» **Aim of the exercise**
Reproduce the listing below exactly, minus its pictures.

━━━━━━━━━━━━━━━━

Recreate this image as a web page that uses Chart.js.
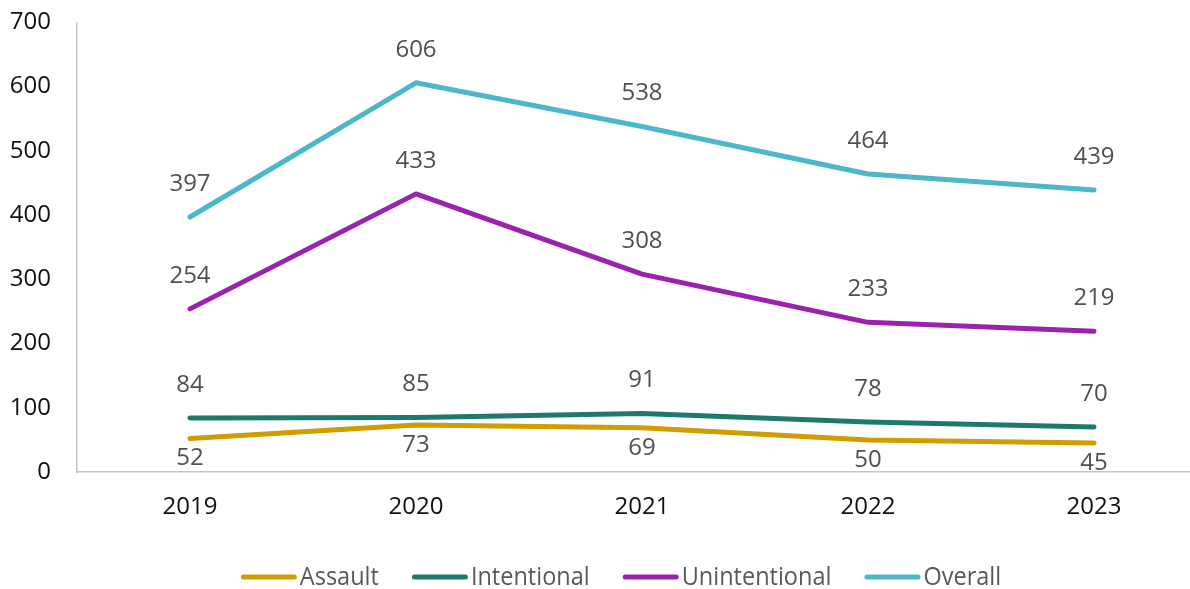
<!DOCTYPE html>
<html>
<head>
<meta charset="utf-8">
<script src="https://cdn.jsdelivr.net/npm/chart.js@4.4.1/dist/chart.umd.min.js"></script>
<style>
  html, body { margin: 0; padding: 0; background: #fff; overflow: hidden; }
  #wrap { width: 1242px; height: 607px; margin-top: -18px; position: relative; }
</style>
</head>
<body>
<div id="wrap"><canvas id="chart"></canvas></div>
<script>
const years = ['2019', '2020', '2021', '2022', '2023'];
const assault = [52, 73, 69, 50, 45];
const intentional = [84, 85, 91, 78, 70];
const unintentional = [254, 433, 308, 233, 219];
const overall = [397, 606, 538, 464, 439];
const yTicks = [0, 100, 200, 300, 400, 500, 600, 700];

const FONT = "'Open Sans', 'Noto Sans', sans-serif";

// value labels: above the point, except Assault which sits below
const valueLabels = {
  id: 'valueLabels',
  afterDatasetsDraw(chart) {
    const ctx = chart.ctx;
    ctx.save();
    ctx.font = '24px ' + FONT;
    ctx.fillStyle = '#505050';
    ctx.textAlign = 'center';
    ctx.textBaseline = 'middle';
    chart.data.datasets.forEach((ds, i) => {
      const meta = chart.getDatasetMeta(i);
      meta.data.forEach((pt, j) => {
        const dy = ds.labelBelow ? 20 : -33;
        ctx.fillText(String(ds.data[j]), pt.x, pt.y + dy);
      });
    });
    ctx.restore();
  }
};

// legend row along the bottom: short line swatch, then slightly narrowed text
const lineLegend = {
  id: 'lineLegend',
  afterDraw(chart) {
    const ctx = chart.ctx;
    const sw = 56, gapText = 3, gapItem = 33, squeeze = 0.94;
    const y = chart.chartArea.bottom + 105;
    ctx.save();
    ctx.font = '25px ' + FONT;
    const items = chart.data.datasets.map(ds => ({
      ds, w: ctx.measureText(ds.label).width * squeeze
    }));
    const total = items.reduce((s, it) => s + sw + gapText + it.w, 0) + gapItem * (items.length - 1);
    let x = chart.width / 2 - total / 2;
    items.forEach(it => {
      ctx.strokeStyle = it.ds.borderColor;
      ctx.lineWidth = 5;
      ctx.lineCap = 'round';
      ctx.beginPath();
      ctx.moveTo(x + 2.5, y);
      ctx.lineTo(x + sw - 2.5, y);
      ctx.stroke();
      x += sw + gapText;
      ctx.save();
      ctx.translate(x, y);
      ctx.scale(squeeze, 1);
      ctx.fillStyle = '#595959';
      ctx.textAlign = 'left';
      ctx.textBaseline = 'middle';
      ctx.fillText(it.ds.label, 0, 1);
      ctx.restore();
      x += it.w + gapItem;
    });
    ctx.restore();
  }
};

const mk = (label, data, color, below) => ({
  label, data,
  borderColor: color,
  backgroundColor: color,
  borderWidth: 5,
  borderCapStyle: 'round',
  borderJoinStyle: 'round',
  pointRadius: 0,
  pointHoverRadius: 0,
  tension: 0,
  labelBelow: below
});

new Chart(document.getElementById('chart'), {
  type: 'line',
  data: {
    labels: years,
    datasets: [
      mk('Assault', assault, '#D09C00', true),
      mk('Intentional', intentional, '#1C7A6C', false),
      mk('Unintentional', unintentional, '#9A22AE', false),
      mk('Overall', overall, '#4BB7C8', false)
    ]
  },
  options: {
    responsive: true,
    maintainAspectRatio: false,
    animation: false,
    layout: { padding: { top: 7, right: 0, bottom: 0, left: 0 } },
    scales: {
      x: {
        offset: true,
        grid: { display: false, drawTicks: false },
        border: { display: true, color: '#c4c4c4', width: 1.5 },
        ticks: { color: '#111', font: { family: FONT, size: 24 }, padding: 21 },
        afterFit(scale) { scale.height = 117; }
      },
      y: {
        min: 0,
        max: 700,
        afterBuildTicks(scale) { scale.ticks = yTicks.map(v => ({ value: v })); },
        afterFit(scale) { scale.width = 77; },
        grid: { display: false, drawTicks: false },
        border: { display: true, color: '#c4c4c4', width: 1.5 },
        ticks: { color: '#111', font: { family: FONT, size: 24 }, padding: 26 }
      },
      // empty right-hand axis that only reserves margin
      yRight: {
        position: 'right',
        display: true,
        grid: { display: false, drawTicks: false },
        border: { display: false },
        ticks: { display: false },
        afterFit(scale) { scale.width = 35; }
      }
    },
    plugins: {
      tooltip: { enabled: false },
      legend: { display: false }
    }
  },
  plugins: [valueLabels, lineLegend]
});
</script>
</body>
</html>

━━━━━━━━━━━━━━━━

» **Correct output**
Recreate this image as a web page that uses Chart.js.
<!DOCTYPE html>
<html>
<head>
<meta charset="utf-8">
<script src="https://cdn.jsdelivr.net/npm/chart.js@4.4.1/dist/chart.umd.min.js"></script>
<style>
  html, body { margin: 0; padding: 0; background: #fff; overflow: hidden; }
  #wrap { width: 1242px; height: 607px; margin-top: -18px; position: relative; }
</style>
</head>
<body>
<div id="wrap"><canvas id="chart"></canvas></div>
<script>
const years = ['2019', '2020', '2021', '2022', '2023'];
const assault = [52, 73, 69, 50, 45];
const intentional = [84, 85, 91, 78, 70];
const unintentional = [254, 433, 308, 233, 219];
const overall = [397, 606, 538, 464, 439];
const yTicks = [0, 100, 200, 300, 400, 500, 600, 700];

const FONT = "'Open Sans', 'Noto Sans', sans-serif";

// value labels: above the point, except Assault which sits below
const valueLabels = {
  id: 'valueLabels',
  afterDatasetsDraw(chart) {
    const ctx = chart.ctx;
    ctx.save();
    ctx.font = '24px ' + FONT;
    ctx.fillStyle = '#505050';
    ctx.textAlign = 'center';
    ctx.textBaseline = 'middle';
    chart.data.datasets.forEach((ds, i) => {
      const meta = chart.getDatasetMeta(i);
      meta.data.forEach((pt, j) => {
        const dy = ds.labelBelow ? 20 : -33;
        ctx.fillText(String(ds.data[j]), pt.x, pt.y + dy);
      });
    });
    ctx.restore();
  }
};

// legend row along the bottom: short line swatch, then slightly narrowed text
const lineLegend = {
  id: 'lineLegend',
  afterDraw(chart) {
    const ctx = chart.ctx;
    const sw = 56, gapText = 3, gapItem = 33, squeeze = 0.94;
    const y = chart.chartArea.bottom + 105;
    ctx.save();
    ctx.font = '25px ' + FONT;
    const items = chart.data.datasets.map(ds => ({
      ds, w: ctx.measureText(ds.label).width * squeeze
    }));
    const total = items.reduce((s, it) => s + sw + gapText + it.w, 0) + gapItem * (items.length - 1);
    let x = chart.width / 2 - total / 2;
    items.forEach(it => {
      ctx.strokeStyle = it.ds.borderColor;
      ctx.lineWidth = 5;
      ctx.lineCap = 'round';
      ctx.beginPath();
      ctx.moveTo(x + 2.5, y);
      ctx.lineTo(x + sw - 2.5, y);
      ctx.stroke();
      x += sw + gapText;
      ctx.save();
      ctx.translate(x, y);
      ctx.scale(squeeze, 1);
      ctx.fillStyle = '#595959';
      ctx.textAlign = 'left';
      ctx.textBaseline = 'middle';
      ctx.fillText(it.ds.label, 0, 1);
      ctx.restore();
      x += it.w + gapItem;
    });
    ctx.restore();
  }
};

const mk = (label, data, color, below) => ({
  label, data,
  borderColor: color,
  backgroundColor: color,
  borderWidth: 5,
  borderCapStyle: 'round',
  borderJoinStyle: 'round',
  pointRadius: 0,
  pointHoverRadius: 0,
  tension: 0,
  labelBelow: below
});

new Chart(document.getElementById('chart'), {
  type: 'line',
  data: {
    labels: years,
    datasets: [
      mk('Assault', assault, '#D09C00', true),
      mk('Intentional', intentional, '#1C7A6C', false),
      mk('Unintentional', unintentional, '#9A22AE', false),
      mk('Overall', overall, '#4BB7C8', false)
    ]
  },
  options: {
    responsive: true,
    maintainAspectRatio: false,
    animation: false,
    layout: { padding: { top: 7, right: 0, bottom: 0, left: 0 } },
    scales: {
      x: {
        offset: true,
        grid: { display: false, drawTicks: false },
        border: { display: true, color: '#c4c4c4', width: 1.5 },
        ticks: { color: '#111', font: { family: FONT, size: 24 }, padding: 21 },
        afterFit(scale) { scale.height = 117; }
      },
      y: {
        min: 0,
        max: 700,
        afterBuildTicks(scale) { scale.ticks = yTicks.map(v => ({ value: v })); },
        afterFit(scale) { scale.width = 77; },
        grid: { display: false, drawTicks: false },
        border: { display: true, color: '#c4c4c4', width: 1.5 },
        ticks: { color: '#111', font: { family: FONT, size: 24 }, padding: 26 }
      },
      // empty right-hand axis that only reserves margin
      yRight: {
        position: 'right',
        display: true,
        grid: { display: false, drawTicks: false },
        border: { display: false },
        ticks: { display: false },
        afterFit(scale) { scale.width = 35; }
      }
    },
    plugins: {
      tooltip: { enabled: false },
      legend: { display: false }
    }
  },
  plugins: [valueLabels, lineLegend]
});
</script>
</body>
</html>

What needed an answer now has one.